BEGIN Data provided
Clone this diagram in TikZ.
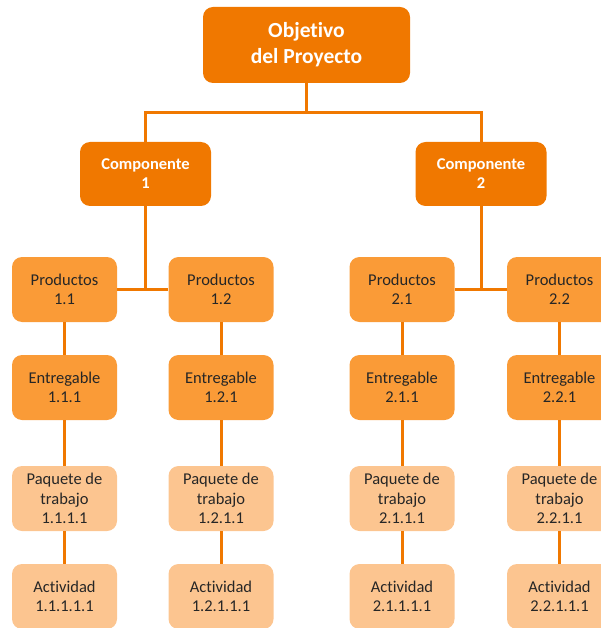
\documentclass[tikz,border=0pt]{standalone}
\usepackage{fontspec}
\setmainfont[Ligatures=NoCommon]{Carlito}
\definecolor{darkorg}{RGB}{240,120,0}
\definecolor{midorg}{RGB}{250,155,55}
\definecolor{lightorg}{RGB}{252,197,144}
\definecolor{txtgray}{RGB}{38,38,38}
\begin{document}
\begin{tikzpicture}[x=1pt,y=-1pt,
  box/.style={rectangle,rounded corners=10pt,inner sep=0pt,align=center,
    minimum width=105pt,minimum height=65pt,font=\fontsize{16.5}{19.4}\selectfont,text=txtgray},
  topbox/.style={box,fill=darkorg,text=white,minimum width=207pt,minimum height=76pt,
    font=\fontsize{21.5}{26}\selectfont\bfseries},
  compbox/.style={box,fill=darkorg,text=white,minimum width=131pt,minimum height=64pt,
    font=\fontsize{16.5}{19}\selectfont\bfseries},
  prodbox/.style={box,fill=midorg},
  workbox/.style={box,fill=lightorg},
  link/.style={draw=darkorg,line width=3pt}]
\useasboundingbox (0,0) rectangle (601,628);
\clip (0,0) rectangle (601,628);

% root and components
\node[topbox] (top) at (306.5,45) {Objetivo\\del Proyecto};
\node[compbox] (c1) at (145.5,174) {Componente\\1};
\node[compbox] (c2) at (481,174) {Componente\\2};

% products
\node[prodbox] (p11) at (64.5,289.5) {Productos\\1.1};
\node[prodbox] (p12) at (221,289.5) {Productos\\1.2};
\node[prodbox] (p21) at (402,289.5) {Productos\\2.1};
\node[prodbox] (p22) at (559.5,289.5) {Productos\\2.2};

% deliverables
\node[prodbox] (e11) at (64.5,387.5) {Entregable\\1.1.1};
\node[prodbox] (e12) at (221,387.5) {Entregable\\1.2.1};
\node[prodbox] (e21) at (402,387.5) {Entregable\\2.1.1};
\node[prodbox] (e22) at (559.5,387.5) {Entregable\\2.2.1};

% work packages
\node[workbox] (w11) at (64.5,498.5) {Paquete de\\trabajo\\1.1.1.1};
\node[workbox] (w12) at (221,498.5) {Paquete de\\trabajo\\1.2.1.1};
\node[workbox] (w21) at (402,498.5) {Paquete de\\trabajo\\2.1.1.1};
\node[workbox] (w22) at (559.5,498.5) {Paquete de\\trabajo\\2.2.1.1};

% activities
\node[workbox] (a11) at (64.5,596.5) {Actividad\\1.1.1.1.1};
\node[workbox] (a12) at (221,596.5) {Actividad\\1.2.1.1.1};
\node[workbox] (a21) at (402,596.5) {Actividad\\2.1.1.1.1};
\node[workbox] (a22) at (559.5,596.5) {Actividad\\2.2.1.1.1};

% connectors
\draw[link] (top.south) -- ++(0,29.5) coordinate (j0);
\draw[link] (j0) -| (c1.north);
\draw[link] (j0) -| (c2.north);

\draw[link] (c1.south) -- (c1.south |- p11.east);
\draw[link] (p11.east) -- (p12.west);
\draw[link] (c2.south) -- (c2.south |- p21.east);
\draw[link] (p21.east) -- (p22.west);

\foreach \k in {11,12,21,22}{
  \draw[link] (p\k.south) -- (e\k.north);
  \draw[link] (e\k.south) -- (w\k.north);
  \draw[link] (w\k.south) -- (a\k.north);
}
\end{tikzpicture}
\end{document}
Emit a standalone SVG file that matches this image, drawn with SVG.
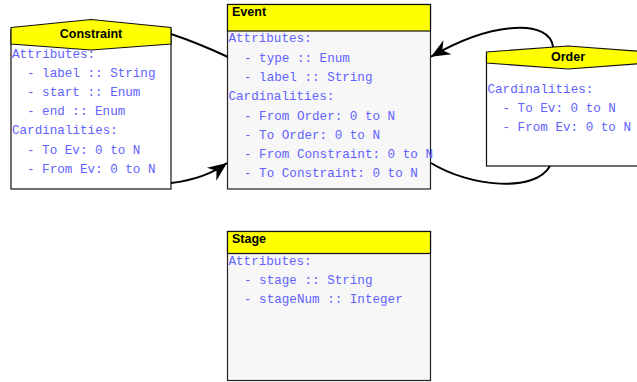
<svg xmlns="http://www.w3.org/2000/svg" width="637" height="382" viewBox="0 0 637 382">
<style>
.body{fill:#ffffff;stroke:#111;stroke-width:1.2}
.gbody{fill:#f7f7f7;stroke:#222;stroke-width:1.2}
.head{fill:#ffff00;stroke:#111;stroke-width:1.2}
.title{font-family:"Liberation Sans",Arial,sans-serif;font-weight:bold;font-size:12.5px;fill:#000}
.t{font-family:"Liberation Mono","Courier New",monospace;font-size:12.6px;fill:#6262ff}
.edge{fill:none;stroke:#000;stroke-width:2}
</style>
<defs>
<marker id="arr" markerUnits="userSpaceOnUse" viewBox="-20 -9 21 18" refX="0" refY="0" markerWidth="21" markerHeight="18" orient="auto">
<path d="M0,0 L-19,-8 L-13,0 L-19,8 Z" fill="#000"/>
</marker>
</defs>
<rect width="637" height="382" fill="#ffffff"/>
<g id="node-constraint">
<rect class="body" x="11" y="30" width="160" height="159"/>
<polygon class="head" points="11,27.5 91,19.5 171,27.5 171,44 91,50 11,44"/>
<text class="title" x="91" y="37.5" text-anchor="middle">Constraint</text>
<text class="t" x="12" y="57.5">Attributes:</text>
<text class="t" x="27" y="76.7">- label :: String</text>
<text class="t" x="27" y="95.9">- start :: Enum</text>
<text class="t" x="27" y="115.1">- end :: Enum</text>
<text class="t" x="12" y="134.3">Cardinalities:</text>
<text class="t" x="27" y="153.5">- To Ev: 0 to N</text>
<text class="t" x="27" y="172.7">- From Ev: 0 to N</text>
</g>
<g id="node-event">
<rect class="gbody" x="227.5" y="4.5" width="203" height="184.5"/>
<rect class="head" x="227.5" y="4.5" width="203" height="26.5"/>
<text class="title" x="232" y="15.5">Event</text>
<text class="t" x="228.5" y="42.3">Attributes:</text>
<text class="t" x="244" y="61.6">- type :: Enum</text>
<text class="t" x="244" y="80.9">- label :: String</text>
<text class="t" x="228.5" y="100.2">Cardinalities:</text>
<text class="t" x="244" y="119.5">- From Order: 0 to N</text>
<text class="t" x="244" y="138.8">- To Order: 0 to N</text>
<text class="t" x="244" y="158.1">- From Constraint: 0 to N</text>
<text class="t" x="244" y="177.4">- To Constraint: 0 to N</text>
</g>
<g id="node-order">
<rect class="body" x="486.5" y="55" width="163" height="111"/>
<polygon class="head" points="486.5,52 568,46 649.5,52 649.5,63 568,69 486.5,63"/>
<text class="title" x="568" y="61" text-anchor="middle">Order</text>
<text class="t" x="487.5" y="93">Cardinalities:</text>
<text class="t" x="502.5" y="112">- To Ev: 0 to N</text>
<text class="t" x="502.5" y="131">- From Ev: 0 to N</text>
</g>
<g id="node-stage">
<rect class="gbody" x="227.5" y="231.5" width="203" height="149"/>
<rect class="head" x="227.5" y="231.5" width="203" height="22"/>
<text class="title" x="232" y="243">Stage</text>
<text class="t" x="228.5" y="264.7">Attributes:</text>
<text class="t" x="244" y="283.7">- stage :: String</text>
<text class="t" x="244" y="302.7">- stageNum :: Integer</text>
</g>
<g id="connectors">
<path class="edge" d="M171,34 Q198,43 228,57"/>
<path class="edge" d="M171,183 Q205,179 227,163" marker-end="url(#arr)"/>
<path class="edge" d="M553,47 C550,20 495,20 431,56.7" marker-end="url(#arr)"/>
<path class="edge" d="M431,163 C470,187 535,193 550,166"/>
</g>
</svg>
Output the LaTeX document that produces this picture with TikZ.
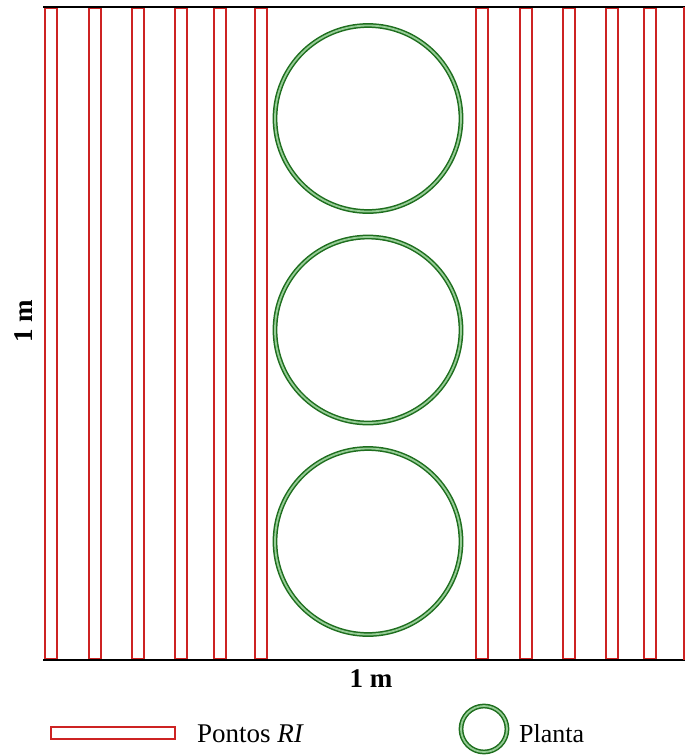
END Data provided
Copy out the whole listing exactly, and don't carry over any pictures.

- _Solution to this task_
Clone this diagram in TikZ.
\documentclass[tikz,border=0pt]{standalone}
\usepackage{fontspec}
\setmainfont[Ligatures=NoCommon]{Carlito}
\definecolor{darkorg}{RGB}{240,120,0}
\definecolor{midorg}{RGB}{250,155,55}
\definecolor{lightorg}{RGB}{252,197,144}
\definecolor{txtgray}{RGB}{38,38,38}
\begin{document}
\begin{tikzpicture}[x=1pt,y=-1pt,
  box/.style={rectangle,rounded corners=10pt,inner sep=0pt,align=center,
    minimum width=105pt,minimum height=65pt,font=\fontsize{16.5}{19.4}\selectfont,text=txtgray},
  topbox/.style={box,fill=darkorg,text=white,minimum width=207pt,minimum height=76pt,
    font=\fontsize{21.5}{26}\selectfont\bfseries},
  compbox/.style={box,fill=darkorg,text=white,minimum width=131pt,minimum height=64pt,
    font=\fontsize{16.5}{19}\selectfont\bfseries},
  prodbox/.style={box,fill=midorg},
  workbox/.style={box,fill=lightorg},
  link/.style={draw=darkorg,line width=3pt}]
\useasboundingbox (0,0) rectangle (601,628);
\clip (0,0) rectangle (601,628);

% root and components
\node[topbox] (top) at (306.5,45) {Objetivo\\del Proyecto};
\node[compbox] (c1) at (145.5,174) {Componente\\1};
\node[compbox] (c2) at (481,174) {Componente\\2};

% products
\node[prodbox] (p11) at (64.5,289.5) {Productos\\1.1};
\node[prodbox] (p12) at (221,289.5) {Productos\\1.2};
\node[prodbox] (p21) at (402,289.5) {Productos\\2.1};
\node[prodbox] (p22) at (559.5,289.5) {Productos\\2.2};

% deliverables
\node[prodbox] (e11) at (64.5,387.5) {Entregable\\1.1.1};
\node[prodbox] (e12) at (221,387.5) {Entregable\\1.2.1};
\node[prodbox] (e21) at (402,387.5) {Entregable\\2.1.1};
\node[prodbox] (e22) at (559.5,387.5) {Entregable\\2.2.1};

% work packages
\node[workbox] (w11) at (64.5,498.5) {Paquete de\\trabajo\\1.1.1.1};
\node[workbox] (w12) at (221,498.5) {Paquete de\\trabajo\\1.2.1.1};
\node[workbox] (w21) at (402,498.5) {Paquete de\\trabajo\\2.1.1.1};
\node[workbox] (w22) at (559.5,498.5) {Paquete de\\trabajo\\2.2.1.1};

% activities
\node[workbox] (a11) at (64.5,596.5) {Actividad\\1.1.1.1.1};
\node[workbox] (a12) at (221,596.5) {Actividad\\1.2.1.1.1};
\node[workbox] (a21) at (402,596.5) {Actividad\\2.1.1.1.1};
\node[workbox] (a22) at (559.5,596.5) {Actividad\\2.2.1.1.1};

% connectors
\draw[link] (top.south) -- ++(0,29.5) coordinate (j0);
\draw[link] (j0) -| (c1.north);
\draw[link] (j0) -| (c2.north);

\draw[link] (c1.south) -- (c1.south |- p11.east);
\draw[link] (p11.east) -- (p12.west);
\draw[link] (c2.south) -- (c2.south |- p21.east);
\draw[link] (p21.east) -- (p22.west);

\foreach \k in {11,12,21,22}{
  \draw[link] (p\k.south) -- (e\k.north);
  \draw[link] (e\k.south) -- (w\k.north);
  \draw[link] (w\k.south) -- (a\k.north);
}
\end{tikzpicture}
\end{document}
Emit a standalone SVG file that matches this image, drawn with SVG.
<svg xmlns="http://www.w3.org/2000/svg" width="637" height="382" viewBox="0 0 637 382">
<style>
.body{fill:#ffffff;stroke:#111;stroke-width:1.2}
.gbody{fill:#f7f7f7;stroke:#222;stroke-width:1.2}
.head{fill:#ffff00;stroke:#111;stroke-width:1.2}
.title{font-family:"Liberation Sans",Arial,sans-serif;font-weight:bold;font-size:12.5px;fill:#000}
.t{font-family:"Liberation Mono","Courier New",monospace;font-size:12.6px;fill:#6262ff}
.edge{fill:none;stroke:#000;stroke-width:2}
</style>
<defs>
<marker id="arr" markerUnits="userSpaceOnUse" viewBox="-20 -9 21 18" refX="0" refY="0" markerWidth="21" markerHeight="18" orient="auto">
<path d="M0,0 L-19,-8 L-13,0 L-19,8 Z" fill="#000"/>
</marker>
</defs>
<rect width="637" height="382" fill="#ffffff"/>
<g id="node-constraint">
<rect class="body" x="11" y="30" width="160" height="159"/>
<polygon class="head" points="11,27.5 91,19.5 171,27.5 171,44 91,50 11,44"/>
<text class="title" x="91" y="37.5" text-anchor="middle">Constraint</text>
<text class="t" x="12" y="57.5">Attributes:</text>
<text class="t" x="27" y="76.7">- label :: String</text>
<text class="t" x="27" y="95.9">- start :: Enum</text>
<text class="t" x="27" y="115.1">- end :: Enum</text>
<text class="t" x="12" y="134.3">Cardinalities:</text>
<text class="t" x="27" y="153.5">- To Ev: 0 to N</text>
<text class="t" x="27" y="172.7">- From Ev: 0 to N</text>
</g>
<g id="node-event">
<rect class="gbody" x="227.5" y="4.5" width="203" height="184.5"/>
<rect class="head" x="227.5" y="4.5" width="203" height="26.5"/>
<text class="title" x="232" y="15.5">Event</text>
<text class="t" x="228.5" y="42.3">Attributes:</text>
<text class="t" x="244" y="61.6">- type :: Enum</text>
<text class="t" x="244" y="80.9">- label :: String</text>
<text class="t" x="228.5" y="100.2">Cardinalities:</text>
<text class="t" x="244" y="119.5">- From Order: 0 to N</text>
<text class="t" x="244" y="138.8">- To Order: 0 to N</text>
<text class="t" x="244" y="158.1">- From Constraint: 0 to N</text>
<text class="t" x="244" y="177.4">- To Constraint: 0 to N</text>
</g>
<g id="node-order">
<rect class="body" x="486.5" y="55" width="163" height="111"/>
<polygon class="head" points="486.5,52 568,46 649.5,52 649.5,63 568,69 486.5,63"/>
<text class="title" x="568" y="61" text-anchor="middle">Order</text>
<text class="t" x="487.5" y="93">Cardinalities:</text>
<text class="t" x="502.5" y="112">- To Ev: 0 to N</text>
<text class="t" x="502.5" y="131">- From Ev: 0 to N</text>
</g>
<g id="node-stage">
<rect class="gbody" x="227.5" y="231.5" width="203" height="149"/>
<rect class="head" x="227.5" y="231.5" width="203" height="22"/>
<text class="title" x="232" y="243">Stage</text>
<text class="t" x="228.5" y="264.7">Attributes:</text>
<text class="t" x="244" y="283.7">- stage :: String</text>
<text class="t" x="244" y="302.7">- stageNum :: Integer</text>
</g>
<g id="connectors">
<path class="edge" d="M171,34 Q198,43 228,57"/>
<path class="edge" d="M171,183 Q205,179 227,163" marker-end="url(#arr)"/>
<path class="edge" d="M553,47 C550,20 495,20 431,56.7" marker-end="url(#arr)"/>
<path class="edge" d="M431,163 C470,187 535,193 550,166"/>
</g>
</svg>
Output the LaTeX document that produces this picture with TikZ.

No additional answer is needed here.